Compile every line that includes the word "this".

====== Entries

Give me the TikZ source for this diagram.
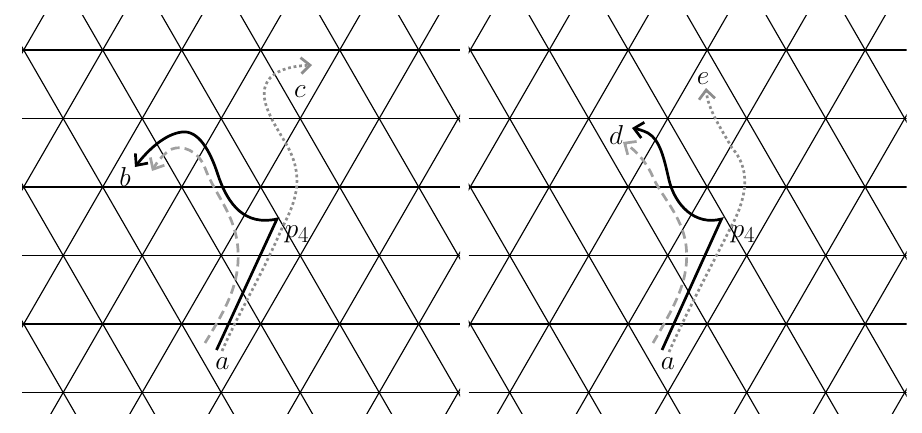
\documentclass[tikz,border=0pt]{standalone}
\usetikzlibrary{arrows.meta}
\definecolor{dashgray}{RGB}{160,160,160}
\definecolor{dotgray}{RGB}{140,140,140}
\newcommand{\lm}[1]{\scalebox{1.1}{$#1$}}
\begin{document}
\begin{tikzpicture}[x=1pt,y=-1pt,
  lat/.style={line width=1.15pt,black},
  lbl/.style={font=\Huge,inner sep=0pt},
  tipp/.style={-{Straight Barb[length=9pt,width=16pt]}},
  solidpath/.style={line width=2.7pt,black,tipp},
  dashpath/.style={line width=2.7pt,dashgray,dash pattern=on 9pt off 5pt,tipp},
  dotpath/.style={line width=2.7pt,dotgray,dash pattern=on 2.8pt off 2.8pt,tipp}]
\useasboundingbox (0,0) rectangle (922,432);
\foreach \ox in {0,446.5} {
  \begin{scope}[xshift=\ox pt]
    \clip (22,15) rectangle (460,413);
    \foreach \k in {0,...,5} \draw[lat] (22,50+68.5*\k) -- (460,50+68.5*\k);
    \foreach \i in {-4,...,10} {
      \draw[lat] (23.7+79*\i-39.5,50-68.5) -- ++(39.5*7,68.5*7);
      \draw[lat] (23.7+79*\i+39.5,50-68.5) -- ++(-39.5*7,68.5*7);
    }
  \end{scope}
}
% ---- left panel ----
\node[lbl] (a1) at (222.5,364) {\lm{a}};
\node[lbl] (b1) at (125,177) {\lm{b}};
\node[lbl] (c1) at (300,92) {\lm{c}};
\node[lbl] (p1) at (297,234) {\lm{p_4}};
\coordinate (s1) at (216.5,350);
\coordinate (k1) at (277,219);
\coordinate (bt1) at (135,167);
\coordinate (ds1) at (205,343);
\coordinate (dt1) at (152,171);
\coordinate (os1) at (222,351);
\coordinate (ot1) at (312,65);
\draw[solidpath] (s1) -- (k1) .. controls (245,226) and (228,205) .. (218,175)
  .. controls (210,150) and (198,130) .. (182,132)
  .. controls (165,134) and (148,150) .. (bt1);
\draw[dashpath] (ds1) .. controls (225,310) and (240,285) .. (238,250)
  .. controls (236,215) and (215,195) .. (205,168)
  .. controls (198,150) and (182,145) .. (172,149)
  .. controls (164,153) and (157,162) .. (dt1);
\draw[dotpath] (os1) .. controls (240,310) and (262,275) .. (282,228)
  .. controls (297,200) and (305,175) .. (285,142)
  .. controls (272,120) and (255,95) .. (270,78)
  .. controls (280,68) and (295,66) .. (ot1);
% ---- right panel ----
\node[lbl] (a2) at (668,364) {\lm{a}};
\node[lbl] (d2) at (616,135) {\lm{d}};
\node[lbl] (e2) at (703,79) {\lm{e}};
\node[lbl] (p2) at (743,234) {\lm{p_4}};
\coordinate (s2) at (662,350);
\coordinate (k2) at (721.5,219);
\coordinate (bt2) at (632,128);
\coordinate (ds2) at (653,343);
\coordinate (dt2) at (623,142);
\coordinate (os2) at (669,352);
\coordinate (ot2) at (706,88);
\draw[solidpath] (s2) -- (k2) .. controls (695,226) and (675,205) .. (669,180)
  .. controls (664,158) and (660,140) .. (648,133)
  .. controls (642,130) and (637,129) .. (bt2);
\draw[dashpath] (ds2) .. controls (675,305) and (690,280) .. (686,245)
  .. controls (682,215) and (660,195) .. (652,175)
  .. controls (645,160) and (635,150) .. (dt2);
\draw[dotpath] (os2) .. controls (690,305) and (712,265) .. (732,225)
  .. controls (748,195) and (750,168) .. (732,148)
  .. controls (722,130) and (708,110) .. (ot2);
\end{tikzpicture}
\end{document}
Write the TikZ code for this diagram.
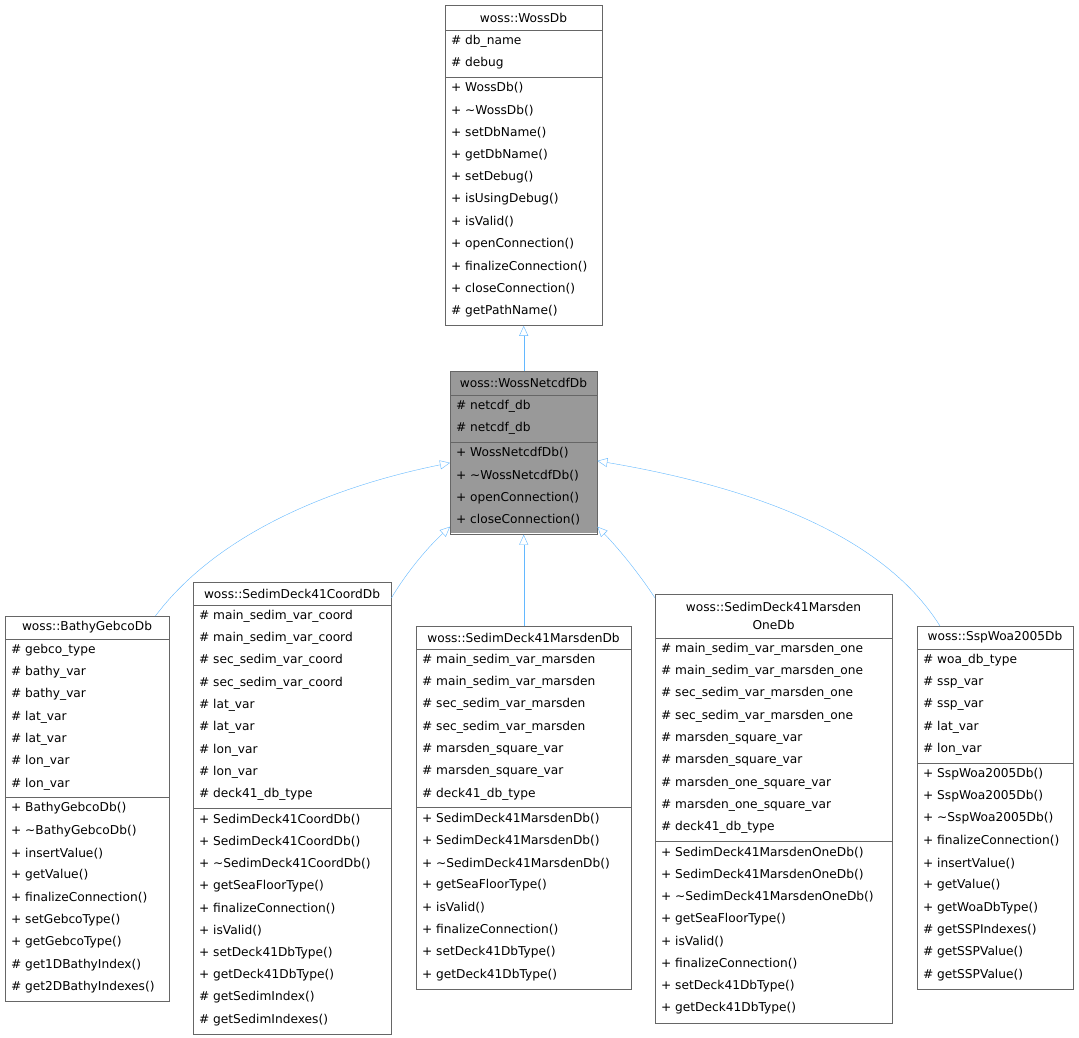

============

Exercise response -
Give me the TikZ source for this diagram.
Write the TikZ code for this diagram.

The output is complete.